Dealers often verify your insurance before selling the vehicle. I'd asj what they plan on saying to your insurance. They could drop you and you'd be stuck trying to explain that you're not REALLY an uber driver.

Other than that I don't see a problem. Some folks have said it could void your warranty so you should ask about that. It hasn't been an issue for me using a vehicle for magazine, pizza or newspapers. I bought my current car before uber but the dealer knows and doesn't care.


----------



## LAuberX (Jun 3, 2014)

Only $1,000.00?

I got nearly $5,000.00 off my Camry, two years before I ever drove for Uber.
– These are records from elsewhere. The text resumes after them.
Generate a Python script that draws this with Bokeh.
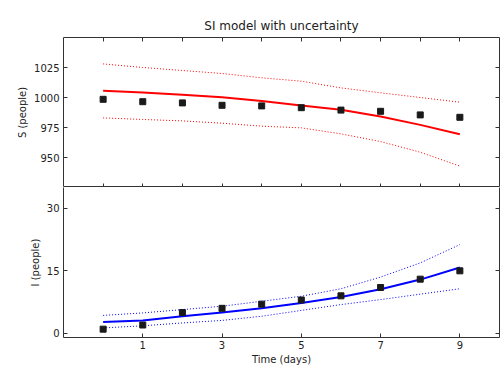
from bokeh.plotting import figure
from bokeh.layouts import column
from bokeh.models import LinearAxis, FixedTicker, ColumnDataSource, Range1d, CustomLabelingPolicy
from bokeh.embed import file_html
from bokeh.resources import INLINE

# ---- data ----
days = [0, 1, 2, 3, 4, 5, 6, 7, 8, 9]
s_obs = [998.5, 996.5, 995.5, 993.5, 993, 991.5, 989.5, 988.5, 985.5, 983.5]
s_mean = [1005.6, 1004.2, 1002.2, 1000.2, 997.0, 993.3, 989.7, 984.2, 977.2, 969.4]
s_upper = [1028, 1025, 1022.5, 1020, 1016.4, 1013.6, 1008, 1003.9, 1000, 996.1]
s_lower = [983, 981.7, 980.5, 978.6, 976.1, 974.7, 969.7, 963.3, 954.4, 942.8]

i_obs = [1, 2, 5, 6, 7, 8, 9, 11, 13, 15]
i_mean = [2.7, 3.1, 4.1, 5.0, 6.0, 7.3, 8.7, 10.6, 12.9, 15.8]
i_upper = [4.3, 4.9, 5.7, 6.5, 7.7, 8.9, 10.7, 13.5, 16.9, 21.3]
i_lower = [1.3, 1.8, 2.5, 3.1, 4.1, 5.5, 6.9, 8.1, 9.4, 10.7]

s_ticks = [950, 975, 1000, 1025]
i_ticks = [0, 15, 30]
top_x_ticks = [0, 1, 2, 3, 4, 5, 6, 7, 8, 9]
bottom_x_ticks = [1, 3, 5, 7, 9]

title_text = "SI model with uncertainty"
s_label = "S (people)"
i_label = "I (people)"
x_label = "Time (days)"

FONT = "DejaVu Sans"
TXT = "#222222"
SPINE = "#333333"

HIDE = """
const all = [...indices]
for (const i of all) indices.unset(i)
return indices
"""


def style_axis(ax, show_labels=True, line=False):
    ax.axis_line_color = SPINE if line else None
    ax.axis_line_width = 1
    ax.major_tick_in = 4
    ax.major_tick_out = 0
    ax.minor_tick_line_color = None
    ax.major_tick_line_color = SPINE
    ax.major_label_text_font = FONT
    ax.major_label_text_color = TXT
    ax.axis_label_text_font = FONT
    ax.axis_label_text_font_style = "normal"
    ax.axis_label_text_color = TXT
    ax.axis_label_text_font_size = "10px"
    if show_labels:
        ax.major_label_text_font_size = "10px"
        ax.major_label_standoff = 4
    else:
        ax.major_label_text_font_size = "0px"
        ax.major_label_standoff = 0
        ax.major_label_policy = CustomLabelingPolicy(code=HIDE)


def base_fig(ylo, yhi, top_border, bottom_border):
    p = figure(width=500, frame_width=436, frame_height=150,
               x_range=Range1d(-1, 10), y_range=Range1d(ylo, yhi),
               output_backend="svg", toolbar_location=None,
               min_border_left=63, min_border_right=1,
               min_border_top=top_border, min_border_bottom=bottom_border,
               background_fill_color="white", border_fill_color="white")
    p.grid.visible = False
    return p


# ---- top panel: S ----
p1 = base_fig(925, 1050, 37, 0)
p1.outline_line_color = SPINE
p1.outline_line_width = 1
p1.title.text = title_text
p1.title.text_font = FONT
p1.title.text_font_size = "12px"
p1.title.text_font_style = "normal"
p1.title.text_color = TXT
p1.title.align = "center"

src_s = ColumnDataSource(dict(x=days, obs=s_obs, mean=s_mean, up=s_upper, lo=s_lower))
p1.line("x", "up", source=src_s, color="red", line_width=1, line_dash="1 2")
p1.line("x", "lo", source=src_s, color="red", line_width=1, line_dash="1 2")
p1.line("x", "mean", source=src_s, color="red", line_width=2)
p1.scatter("x", "obs", source=src_s, marker="square", size=6, color="#1a1a1a")

p1.xaxis.ticker = FixedTicker(ticks=top_x_ticks)
style_axis(p1.xaxis[0], show_labels=False)
p1.yaxis.ticker = FixedTicker(ticks=s_ticks)
style_axis(p1.yaxis[0])
p1.yaxis.axis_label = s_label
p1.yaxis.axis_label_standoff = 3

ax_top = LinearAxis(ticker=FixedTicker(ticks=top_x_ticks))
style_axis(ax_top, show_labels=False)
p1.add_layout(ax_top, "above")
ax_r1 = LinearAxis(ticker=FixedTicker(ticks=s_ticks))
style_axis(ax_r1, show_labels=False)
p1.add_layout(ax_r1, "right")

# ---- bottom panel: I ----
p2 = base_fig(-1, 35, 0, 38)
p2.outline_line_color = None
src_i = ColumnDataSource(dict(x=days, obs=i_obs, mean=i_mean, up=i_upper, lo=i_lower))
p2.line("x", "up", source=src_i, color="blue", line_width=1, line_dash="1 2")
p2.line("x", "lo", source=src_i, color="blue", line_width=1, line_dash="1 2")
p2.line("x", "mean", source=src_i, color="blue", line_width=2)
p2.scatter("x", "obs", source=src_i, marker="square", size=6, color="#1a1a1a")

p2.xaxis.ticker = FixedTicker(ticks=bottom_x_ticks)
style_axis(p2.xaxis[0], line=True)
p2.xaxis.major_label_standoff = 3
p2.xaxis.axis_label = x_label
p2.xaxis.axis_label_standoff = 2
p2.yaxis.ticker = FixedTicker(ticks=i_ticks)
style_axis(p2.yaxis[0], line=True)
p2.yaxis.axis_label = i_label
p2.yaxis.axis_label_standoff = 3

ax_r2 = LinearAxis(ticker=FixedTicker(ticks=i_ticks))
style_axis(ax_r2, show_labels=False, line=True)
p2.add_layout(ax_r2, "right")

layout = column(p1, p2, spacing=0)
open("out.html", "w").write(file_html(layout, INLINE))
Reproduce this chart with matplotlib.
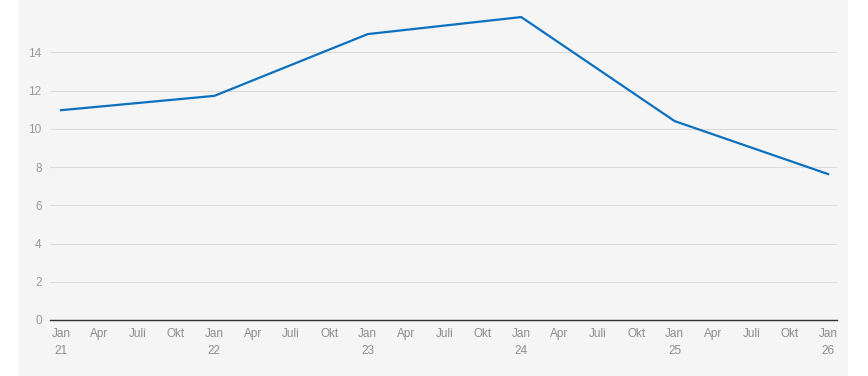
import matplotlib
matplotlib.use('Agg')
import matplotlib.pyplot as plt
from matplotlib.patches import Rectangle

# Data (one point per January, 2021-2026)
years = ['21', '22', '23', '24', '25', '26']
values = [10.97, 11.72, 14.95, 15.84, 10.40, 7.63]
quarter_names = ['Jan', 'Apr', 'Juli', 'Okt']
y_ticks = [0, 2, 4, 6, 8, 10, 12, 14]

plt.rcParams['font.family'] = ['Liberation Sans', 'DejaVu Sans']

W, H = 868, 376
fig = plt.figure(figsize=(W / 100, H / 100), dpi=100)
fig.patch.set_facecolor('white')

# Gray background panel
fig.patches.append(Rectangle((18 / W, 0), (848 - 18) / W, 1,
                             transform=fig.transFigure, facecolor='#f5f5f5',
                             edgecolor='none', zorder=-10))

ax = fig.add_axes([50 / W, (H - 320) / H, (837 - 50) / W, (320 - 14) / H])
ax.set_facecolor('#f5f5f5')

# x positions in months since Jan 21
x_vals = [12 * i for i in range(len(years))]
ax.plot(x_vals, values, color='#0a70bf', linewidth=1.6, zorder=3,
        solid_joinstyle='miter')

ax.set_xlim(-0.86, 60.7)
ax.set_ylim(0, 16)

# x ticks every quarter
xt, xl = [], []
for m in range(0, 61, 3):
    name = quarter_names[(m // 3) % 4]
    if m % 12 == 0:
        name += '\n' + years[m // 12]
    xt.append(m)
    xl.append(name)
ax.set_xticks(xt)
ax.set_xticklabels(xl, fontsize=8.5, color='#8c8c8c', linespacing=1.55)
ax.set_yticks(y_ticks)
ax.set_yticklabels([str(v) for v in y_ticks], fontsize=8.5, color='#999999')
ax.tick_params(axis='both', length=0)
ax.tick_params(axis='x', pad=6)
ax.tick_params(axis='y', pad=6)

ax.grid(axis='y', color='#dcdcdc', linewidth=0.8)
ax.set_axisbelow(True)
for side in ['top', 'right', 'left']:
    ax.spines[side].set_visible(False)
ax.spines['bottom'].set_color('#333333')
ax.spines['bottom'].set_linewidth(1.0)

fig.savefig('out.png', dpi=100, facecolor=fig.get_facecolor())
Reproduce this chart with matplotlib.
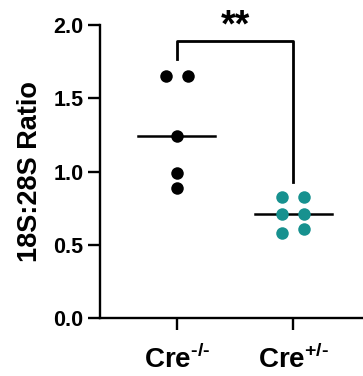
import numpy as np
import matplotlib
matplotlib.use("Agg")
import matplotlib.pyplot as plt

plt.rcParams['font.family'] = ['Liberation Sans', 'DejaVu Sans']
plt.rcParams['mathtext.fontset'] = 'custom'
plt.rcParams['mathtext.rm'] = 'Liberation Sans:bold'
plt.rcParams['mathtext.bf'] = 'Liberation Sans:bold'

groups = [r"Cre$^{\text{-/-}}$", r"Cre$^{\text{+/-}}$"]
ko_vals = [1.65, 1.65, 1.24, 0.99, 0.89]
het_vals = [0.83, 0.83, 0.71, 0.71, 0.58, 0.61]
yticks = [0.0, 0.5, 1.0, 1.5, 2.0]
sig_label = "**"

teal = "#17918f"

# horizontal spread of the dots (layout only)
ko_dx = [-0.095, 0.095, 0, 0, 0]
het_dx = [-0.095, 0.095, -0.095, 0.095, -0.095, 0.095]

fig = plt.figure(figsize=(3.63, 3.76), dpi=100)
ax = fig.add_axes([0.2755, 0.154, 0.7245, 0.779])

for i, (vals, dx, c) in enumerate([(ko_vals, ko_dx, "black"), (het_vals, het_dx, teal)]):
    xs = [i + d for d in dx]
    ax.plot(xs, vals, 'o', color=c, markersize=9, markeredgewidth=0, zorder=3, clip_on=False)
    m = np.median(vals)
    ax.plot([i - 0.33, i + 0.33], [m, m], color="black", lw=1.8, zorder=2)

# significance bracket
ax.plot([0, 0, 1, 1], [1.77, 1.89, 1.89, 0.93], color="black", lw=2.0, clip_on=False)
ax.text(0.5, 1.99, sig_label, ha='center', va='center', fontsize=27, fontweight='bold', clip_on=False)

ax.set_xlim(-0.66, 1.60)
ax.set_ylim(0, 2.0)
ax.set_yticks(yticks)
ax.set_yticklabels([f"{t:.1f}" for t in yticks], fontsize=15.5, fontweight='bold')
ax.set_xticks([0, 1])
ax.set_xticklabels(groups, fontsize=20, fontweight='bold')
ax.set_ylabel("18S:28S Ratio", fontsize=19.5, fontweight='bold', labelpad=7)

for s in ['top', 'right']:
    ax.spines[s].set_visible(False)
for s in ['left', 'bottom']:
    ax.spines[s].set_linewidth(1.7)
ax.tick_params(axis='both', width=1.7, length=8.5)
ax.tick_params(axis='y', pad=3.5)
ax.tick_params(axis='x', pad=11)

fig.savefig("out.png", dpi=100)
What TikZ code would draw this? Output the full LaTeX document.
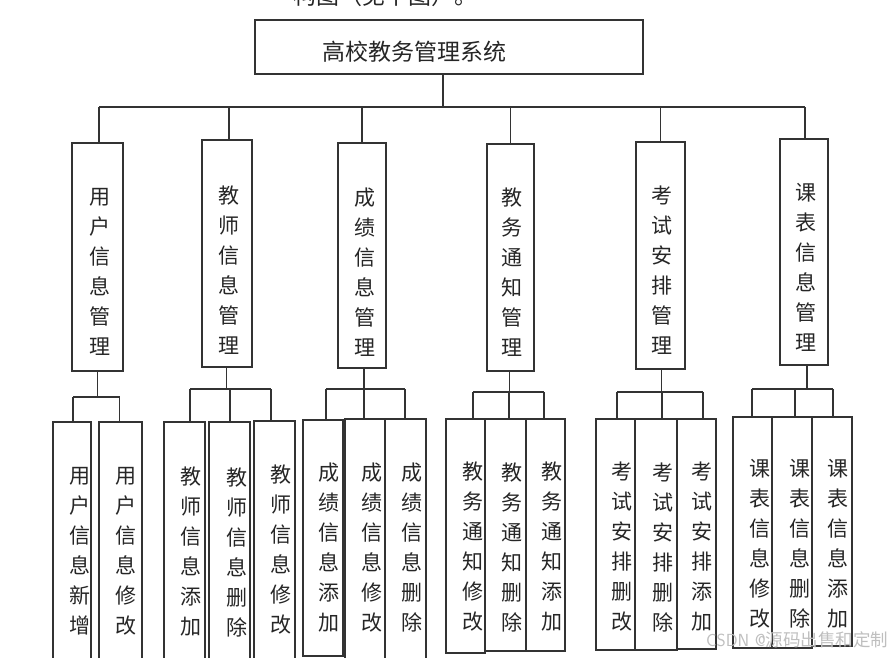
\documentclass[tikz,border=0pt]{standalone}
\usepackage{fontspec}
\newfontfamily\cjk{Noto Sans CJK SC}
\usetikzlibrary{fit}
\tikzset{
  box/.style={draw=black!80, line width=1.1pt, inner sep=0pt, rectangle},
  conn/.style={draw=black!80, line width=1.1pt},
  vt/.style={align=center, inner sep=0pt, font=\cjk\fontsize{21}{30}\selectfont, text=black!85},
  ttl/.style={inner sep=0pt, font=\cjk\fontsize{23}{26}\selectfont, text=black!85},
  wm/.style={inner sep=0pt, font=\fontsize{17.5}{19}\selectfont\sffamily, text=black!25}
}
\begin{document}
\begin{tikzpicture}[x=1pt,y=-1pt]
\clip (0,0) rectangle (892,657);
\fill[white] (0,0) rectangle (892,657);

% cut-off caption at the top
\node[ttl] (cap) at (385,-4) {构图（见下图）。};

% root
\node[box, fit={(255,20) (643,74)}] (root) {};
\node[ttl] (roottxt) at (414,52) {高校教务管理系统};

% level 2
\node[box, fit={(72,143) (123,371)}] (u) {};
\node[box, fit={(202,140) (252,367)}] (t) {};
\node[box, fit={(338,143) (386,368)}] (g) {};
\node[box, fit={(487,144) (534,371)}] (n) {};
\node[box, fit={(636,142) (685,369)}] (e) {};
\node[box, fit={(780,139) (828,365)}] (c) {};

\node[vt] (ut) at (100,272) {用\\户\\信\\息\\管\\理};
\node[vt] (tt) at (229,270) {教\\师\\信\\息\\管\\理};
\node[vt] (gt) at (365,272) {成\\绩\\信\\息\\管\\理};
\node[vt] (nt) at (512,272) {教\\务\\通\\知\\管\\理};
\node[vt] (et) at (662,270) {考\\试\\安\\排\\管\\理};
\node[vt] (ct) at (806,267) {课\\表\\信\\息\\管\\理};

% level 3
\node[box, fit={(53,422) (91,662)}] (u1) {};
\node[box, fit={(99,422) (142,662)}] (u2) {};
\node[box, fit={(164,422) (205,662)}] (t1) {};
\node[box, fit={(209,422) (250,662)}] (t2) {};
\node[box, fit={(254,421) (295,662)}] (t3) {};
\node[box, fit={(303,420) (343,656)}] (g1) {};
\node[box, fit={(345,419) (385,662)}] (g2) {};
\node[box, fit={(385,419) (426,662)}] (g3) {};
\node[box, fit={(446,419) (485,653)}] (n1) {};
\node[box, fit={(485,419) (526,651)}] (n2) {};
\node[box, fit={(526,419) (565,651)}] (n3) {};
\node[box, fit={(596,419) (635,650)}] (e1) {};
\node[box, fit={(635,419) (677,650)}] (e2) {};
\node[box, fit={(677,419) (716,649)}] (e3) {};
\node[box, fit={(733,417) (772,648)}] (c1) {};
\node[box, fit={(772,417) (812,648)}] (c2) {};
\node[box, fit={(812,417) (852,646)}] (c3) {};

\node[vt] (u1t) at (80,551) {用\\户\\信\\息\\新\\增};
\node[vt] (u2t) at (126,551) {用\\户\\信\\息\\修\\改};
\node[vt] (t1t) at (191,552) {教\\师\\信\\息\\添\\加};
\node[vt] (t2t) at (237,552) {教\\师\\信\\息\\删\\除};
\node[vt] (t3t) at (281,550) {教\\师\\信\\息\\修\\改};
\node[vt] (g1t) at (329,548) {成\\绩\\信\\息\\添\\加};
\node[vt] (g2t) at (372,548) {成\\绩\\信\\息\\修\\改};
\node[vt] (g3t) at (412,548) {成\\绩\\信\\息\\删\\除};
\node[vt] (n1t) at (473,547) {教\\务\\通\\知\\修\\改};
\node[vt] (n2t) at (512,547) {教\\务\\通\\知\\删\\除};
\node[vt] (n3t) at (552,547) {教\\务\\通\\知\\添\\加};
\node[vt] (e1t) at (622,547) {考\\试\\安\\排\\删\\改};
\node[vt] (e2t) at (663,547) {考\\试\\安\\排\\删\\除};
\node[vt] (e3t) at (702,547) {考\\试\\安\\排\\添\\加};
\node[vt] (c1t) at (760,544) {课\\表\\信\\息\\修\\改};
\node[vt] (c2t) at (800,544) {课\\表\\信\\息\\删\\除};
\node[vt] (c3t) at (838,544) {课\\表\\信\\息\\添\\加};

% connectors root -> level 2
\coordinate (bus) at (0,107);
\draw[conn] ([xshift=-6pt]root.south) -- ([xshift=-6pt]root.south |- bus);
\draw[conn] ([xshift=1.5pt]u.north |- bus) -- ([xshift=1pt]c.north |- bus);
\foreach \b/\dx in {u/1.5, t/2, g/0, n/0, e/0, c/1}
  \draw[conn] ([xshift=\dx pt]\b.north |- bus) -- ([xshift=\dx pt]\b.north);

% level 2 -> level 3
\foreach \p/\px/\by/\a/\ax/\m/\mx/\z/\zx in {
  u/0/397/u1/1/u1/1/u2/-1,
  t/-0.5/389/t1/5.5/t2/0.5/t3/-3.5,
  g/2/389/g1/3/g2/-1/g3/-0.5,
  n/-1/392/n1/7.5/n2/3.5/n3/-1.5,
  e/1/392/e1/1.5/e2/6/e3/6.5,
  c/3/389/c1/-0.5/c2/3/c3/1}{
  \draw[conn] ([xshift=\px pt]\p.south) -- ([xshift=\px pt]\p.south |- {(0,\by)});
  \draw[conn] ([xshift=\ax pt]\a.north |- {(0,\by)}) -- ([xshift=\zx pt]\z.north |- {(0,\by)});
  \draw[conn] ([xshift=\ax pt]\a.north |- {(0,\by)}) -- ([xshift=\ax pt]\a.north);
  \draw[conn] ([xshift=\mx pt]\m.north |- {(0,\by)}) -- ([xshift=\mx pt]\m.north);
  \draw[conn] ([xshift=\zx pt]\z.north |- {(0,\by)}) -- ([xshift=\zx pt]\z.north);
}

% watermark
\node[wm, anchor=west] (wmk) at (706,640) {CSDN @{\cjk 源码出售和定制}};
\end{tikzpicture}
\end{document}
Contact a car broker/independent leasing company for the REAL price once you have decided on exact color/options.


----------



## Samename (Oct 31, 2014)

You should look around the internet for the particular car you are interested in. These types of discounts are gimmicks. There are sites like truecar.com that tell you what the lowest price the dealer will sell it for is. Probably a lot more then a $1k discount.


----------



## Uber-Doober (Dec 16, 2014)

Almost exactly a year ago when I bought my little entry-level Benz, a CLA250, I asked the sales guy what the "Bottom, bottom line" was and he came up with a figure and then I told him that I was thinking of another figure which I came up with by subtracting the transport and shipping costs and making the car ready which was something like $950. and then subtracted 10% and he almost fell off his chair and said, "no way". 
So I stood up and said OK and that I was going to L.A. the next Friday and while there I'd see what kind of a deal I could get there. 
Well, if you know car salesman, you'll know that having a prospect walk out the door not only damages their ego, they really want that commish no matter how much it digs into what they usually make. 
So he says, OK, hold on and let me go and see if I can get this approved. 
He comes back and says that I just bought myself a car but they didn't have exactly what I wanted in the inventory and tried to sell me on one that was this metallic red which is a complete no-no for me. 
They had my car trucked in from Utah. 

The upshot is that when I checked it out on Truecar and another site just like it, I found that I made a deal that only about 5% of the buyers get.... way down at the bottom of the curve. 
I think that even though the money is in the wash, they don't want to give it to you even though there may be manufacturers rebates for the dealer.... there's a LOT of profit in any new car. 
Just get up and start to leave. That usually does it.


----------